Problemi analoghi hanno i lavoratori, pur più qualificati, del bookshop, la cui gestione è stata appaltata alla Casa Editrice Skirà di Milano.
"Quando a lavorare eravamo in tre, potevamo fare dei turni ragionevoli – ci dice una delle lavoratrici – In genere però eravamo solo in due, e mai contemporaneamente: questo voleva dire che durante i turni di lavoro, che duravano anche dodici ore, dovevamo rimanere sempre al banco, senza pausa pranzo, senza – teoricamente – neanche potere andare ai servizi. E il lavoro, durante la grande mostra era tanto, c’era da saltare."
E il tutto per 4,7 euro all’ora. E’ chiaro che in questi termini, anche la funzionalità di un elemento non secondario come il bookshop risulta compromessa. Anche per problemi organizzativi. "Non c’era alcuno del Museo responsabilizzato. Dovevamo sempre fare riferimento a Milano, per tutta una serie di problemi di gestione: richieste di libri, arrivi, fatturazioni… E da Milano dicevano di rivolgerci al Mart, e il Mart ci rimandava a Milano."
Ritenendo di fare cosa gradita al Museo, le lavoratrici hanno scritto una lettera al Consiglio di amministrazione, indicando queste disfunzioni. "Non abbiamo mai ricevuto risposta. E ne siamo rimaste sinceramente sorprese. Poi abbiamo detto basta, e ci siamo licenziate. Dopo di noi sono state assunte altre due ragazze: sono durate solo una settimana."

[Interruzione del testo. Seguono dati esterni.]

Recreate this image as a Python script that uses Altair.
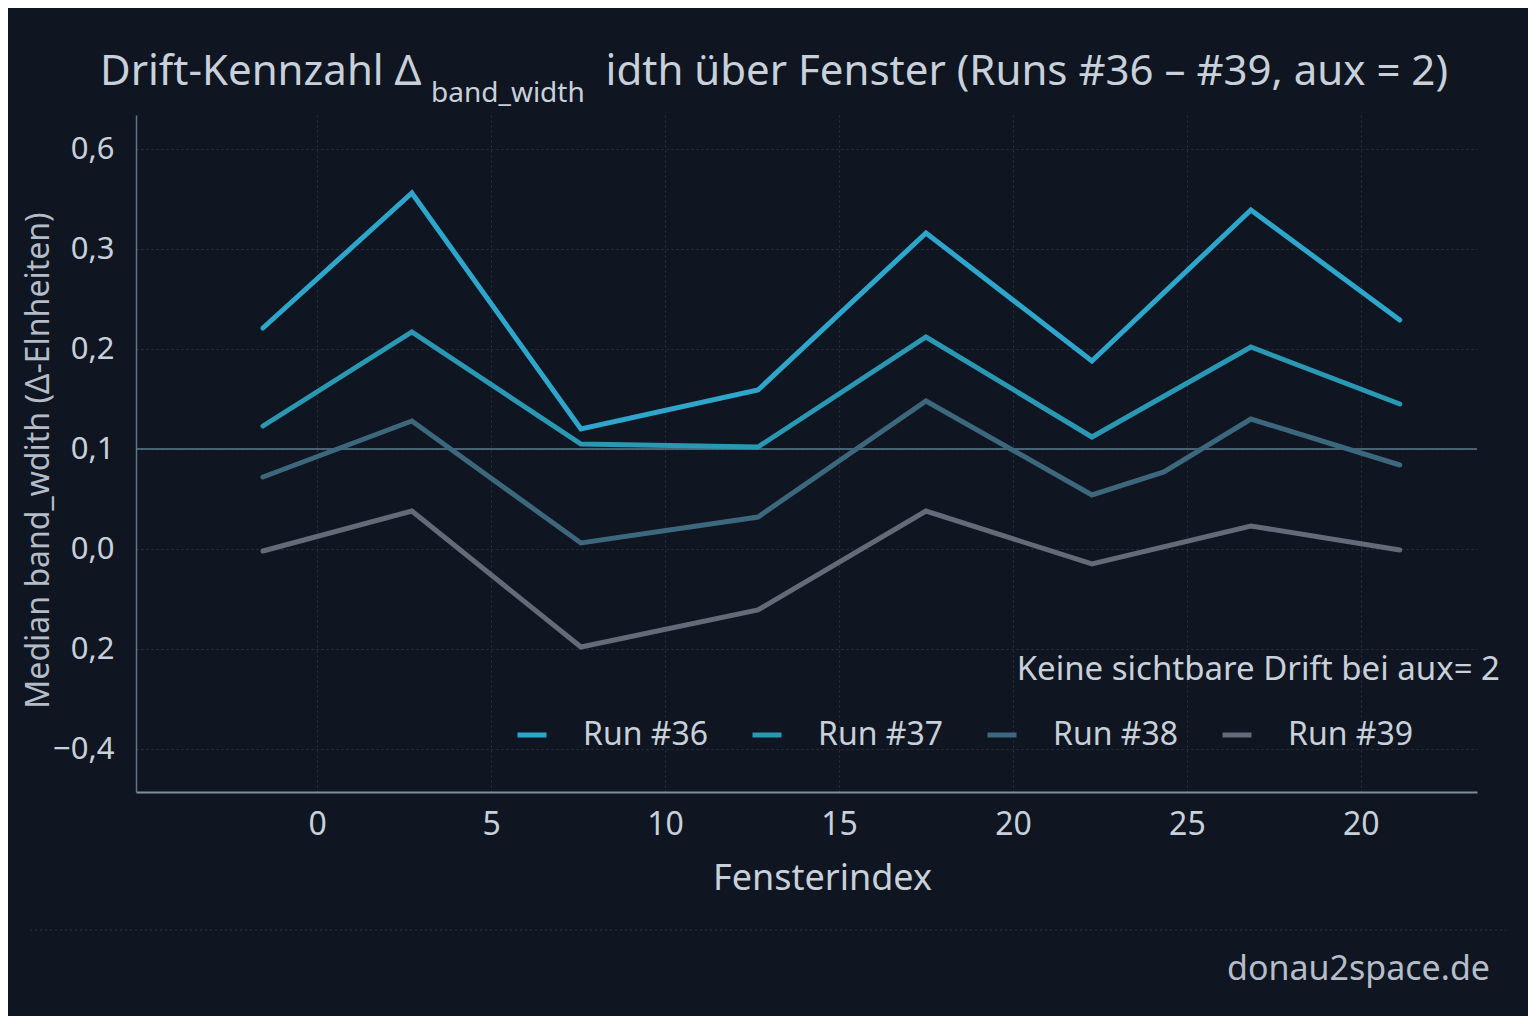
import altair as alt
import pandas as pd

# ---- data ----
runs = ["Run #36", "Run #37", "Run #38", "Run #39"]
colors = ["#2ea6cc", "#2a97b3", "#3c677c", "#636b79"]

x_main = [-1.56, 2.72, 7.58, 12.67, 17.50, 22.27, 26.84, 31.12]
x_run38 = [-1.56, 2.72, 7.58, 12.67, 17.50, 22.27, 24.34, 26.84, 31.12]

run36 = [0.221, 0.356, 0.120, 0.159, 0.316, 0.188, 0.339, 0.229]
run37 = [0.123, 0.217, 0.105, 0.102, 0.212, 0.112, 0.202, 0.145]
run38 = [0.072, 0.128, 0.006, 0.032, 0.148, 0.054, 0.077, 0.130, 0.084]
run39 = [-0.002, 0.038, -0.098, -0.061, 0.038, -0.015, 0.023, -0.001]

threshold = [0.1]

y_tick_values = [-0.2, -0.1, 0.0, 0.1, 0.2, 0.3, 0.4]
y_tick_labels = ["\u22120,4", "0,2", "0,0", "0,1", "0,2", "0,3", "0,6"]
x_tick_values = [0, 5, 10, 15, 20, 25, 30]
x_tick_labels = ["0", "5", "10", "15", "20", "25", "20"]

title_main = "Drift-Kennzahl \u0394"
title_sub = "band_width"
title_rest = "idth über Fenster (Runs #36 \u2013 #39, aux = 2)"
x_title = "Fensterindex"
y_title = "Median band_wdith (\u0394-Elnheiten)"
note_text = "Keine sichtbare Drift bei aux= 2"
footer_text = "donau2space.de"

# ---- build table ----
rows = []
for name, xs, ys in [("Run #36", x_main, run36), ("Run #37", x_main, run37),
                     ("Run #38", x_run38, run38), ("Run #39", x_main, run39)]:
    for i, (xv, yv) in enumerate(zip(xs, ys)):
        rows.append({"run": name, "order": i, "x": xv, "y": yv})
df = pd.DataFrame(rows)


def label_expr(values, labels, scale):
    expr = "''"
    for v, l in reversed(list(zip(values, labels))):
        expr = f"round(datum.value*{scale})=={round(v*scale)} ? '{l}' : ({expr})"
    return expr


FONT = "Noto Sans"
BG = "#0f1521"
TXT = "#c8d0da"

xscale = alt.Scale(domain=[-5.21, 33.34], nice=False, zero=False)
yscale = alt.Scale(domain=[-0.243, 0.434], nice=False, zero=False)

lines = alt.Chart(df).mark_line(strokeWidth=5, strokeCap="round").encode(
    x=alt.X("x:Q", scale=xscale,
            axis=alt.Axis(values=x_tick_values, labelExpr=label_expr(x_tick_values, x_tick_labels, 1),
                          title=x_title, titleX=686, titleY=86, titleBaseline="middle",
                          titleFontSize=36, titleFontWeight="normal", titleColor=TXT,
                          labelFontSize=32, labelColor=TXT, labelPadding=17, ticks=False,
                          domainColor="#7f8e9c", domainWidth=2,
                          grid=True, gridColor="#283342", gridDash=[2, 3], gridWidth=1)),
    y=alt.Y("y:Q", scale=yscale,
            axis=alt.Axis(values=y_tick_values, labelExpr=label_expr(y_tick_values, y_tick_labels, 10),
                          title=y_title, titleX=-98, titleY=345, titleAngle=-90,
                          titleAlign="center", titleBaseline="middle",
                          titleFontSize=32, titleFontWeight="normal", titleColor="#b4bcc8",
                          labelFontSize=31, labelColor=TXT, labelPadding=22, ticks=False,
                          domainColor="#5f7688", domainWidth=1.5,
                          grid=True, gridColor="#283342", gridDash=[2, 3], gridWidth=1)),
    color=alt.Color("run:N", scale=alt.Scale(domain=runs, range=colors),
                    legend=alt.Legend(orient="none", legendX=379, legendY=603, direction="horizontal",
                                      title=None, symbolType="stroke", symbolSize=841,
                                      symbolStrokeWidth=5, labelFontSize=32, labelColor=TXT,
                                      labelOffset=34, columnPadding=33, labelFont=FONT)),
    order="order:Q",
)

thr = alt.Chart(pd.DataFrame({"y": threshold})).mark_rule(color="#5d7b8e", strokeWidth=1.5).encode(
    y=alt.Y("y:Q", scale=yscale)
)


def text_layer(txt, x, y, size, align, color=TXT, baseline="middle"):
    return alt.Chart(pd.DataFrame({"t": [txt]})).mark_text(
        align=align, baseline=baseline, fontSize=size, font=FONT, color=color
    ).encode(text="t:N", x=alt.value(x), y=alt.value(y))


t1 = text_layer(title_main, -36, -43, 42, "left")
t2 = text_layer(title_sub, 295, -21, 28, "left")
t3 = text_layer(title_rest, 1312, -43, 42, "right")
note = text_layer(note_text, 1364, 555, 33, "right")
footer = text_layer(footer_text, 1354, 855, 34, "right", color="#b5bdc9")

sep = alt.Chart(pd.DataFrame({"a": [0]})).mark_rule(color="#2c3644", strokeDash=[2, 3], strokeWidth=1).encode(
    x=alt.value(-106), x2=alt.value(1370), y=alt.value(815)
)

chart = alt.layer(thr, lines, t1, t2, t3, note, footer, sep).properties(
    width=1341, height=677,
    padding={"left": 128, "top": 107, "right": 51, "bottom": 224},
    autosize=alt.AutoSizeParams(type="none"),
    background=BG,
).configure(font=FONT).configure_view(stroke=None)

chart.save("out.html", embed_options={"renderer": "svg", "actions": False})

E’ così che si gestisce un Museo?
"Non facendo parte del cda non posso entrare nel merito – ci risponde l’assessora Dorigotti – Tranne dire che la precarizzazione estrema è fortemente negativa, mentre la fidelizzazione dei lavoratori, da quelli più a quelli meno qualificati, è un obiettivo per qualsiasi istituzione. Faccio l’esempio della biblioteca: il suo grande successo ha portato a un improvviso boom degli utenti, e quindi del lavoro. Se non avessimo avuto un’identificazione dei lavoratori con gli obiettivi dell’istituzione, una gratificazione derivante dal sentirsi partecipi di un progetto collettivo, non ce l’avremmo mai fatta."
"Non è nostro compito entrare nel merito delle vertenze tra lavoratori e la ditta appaltatrice – ci risponde il presidente del Mart Pietro Monti – Noi dobbiamo verificare la regolare applicazione del contratto. Ed è vero che l’Ispettorato del Lavoro asserisce che le cooperative non lo applicano, ma loro confutano queste conclusioni…"
A noi sembra una posizione vagamente pilatesca.
"Beh, pilatesca non so; di sicuro il cda del Museo – commenta il sindacalista Casagranda – non ha messo in atto tutto quello che avrebbe potuto affinché le Cooperative applicassero il suo capitolato d’appalto."